If you want help coordinating contributions, commutations, and pension setups inside an SMSF while staying within the transfer balance cap, explore these internal resources:
SMSF Management
SMSF Tax Returns
Our Services

FAQs

What is the transfer balance cap?
It is the limit on the total amount you can transfer into retirement phase across all funds. Earnings on balances in retirement phase are tax free in the fund, subject to the cap. See the ATO’s overview.

How is my personal transfer balance cap calculated?
Your personal cap equals the general cap when you first start a retirement phase income stream. Later increases depend on your unused cap percentage and indexation events. See how the ATO calculates it.

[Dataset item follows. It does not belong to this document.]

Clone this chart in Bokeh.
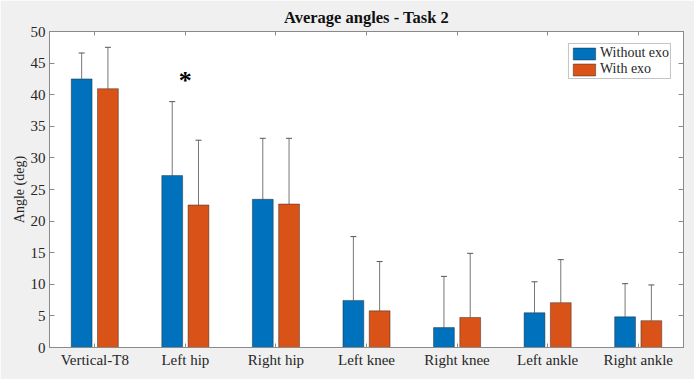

What happens if I exceed my transfer balance cap?
You must commute the excess and you will be assessed for excess transfer balance tax on notional earnings. Acting quickly reduces the tax. See the ATO’s guide.

Do investment gains push me over my transfer balance cap?
No. Market growth above your cap does not create a breach. Only credits and debits to your transfer balance account change your cap position. See ATO guidance.

How do I check my available cap space?
Log into myGov and view your transfer balance account and personal cap in ATO online services. The ATO provides step by step instructions.

Do all pensions count to the transfer balance cap?
Retirement phase income streams count. Special rules apply to some defined benefit streams. Review the ATO’s transfer balance cap pages for details.

How are commencements and commutations reported?
Funds report retirement phase events to the ATO, including commencements, reversionary pensions, and member commutations. The reporting protocol explains event types.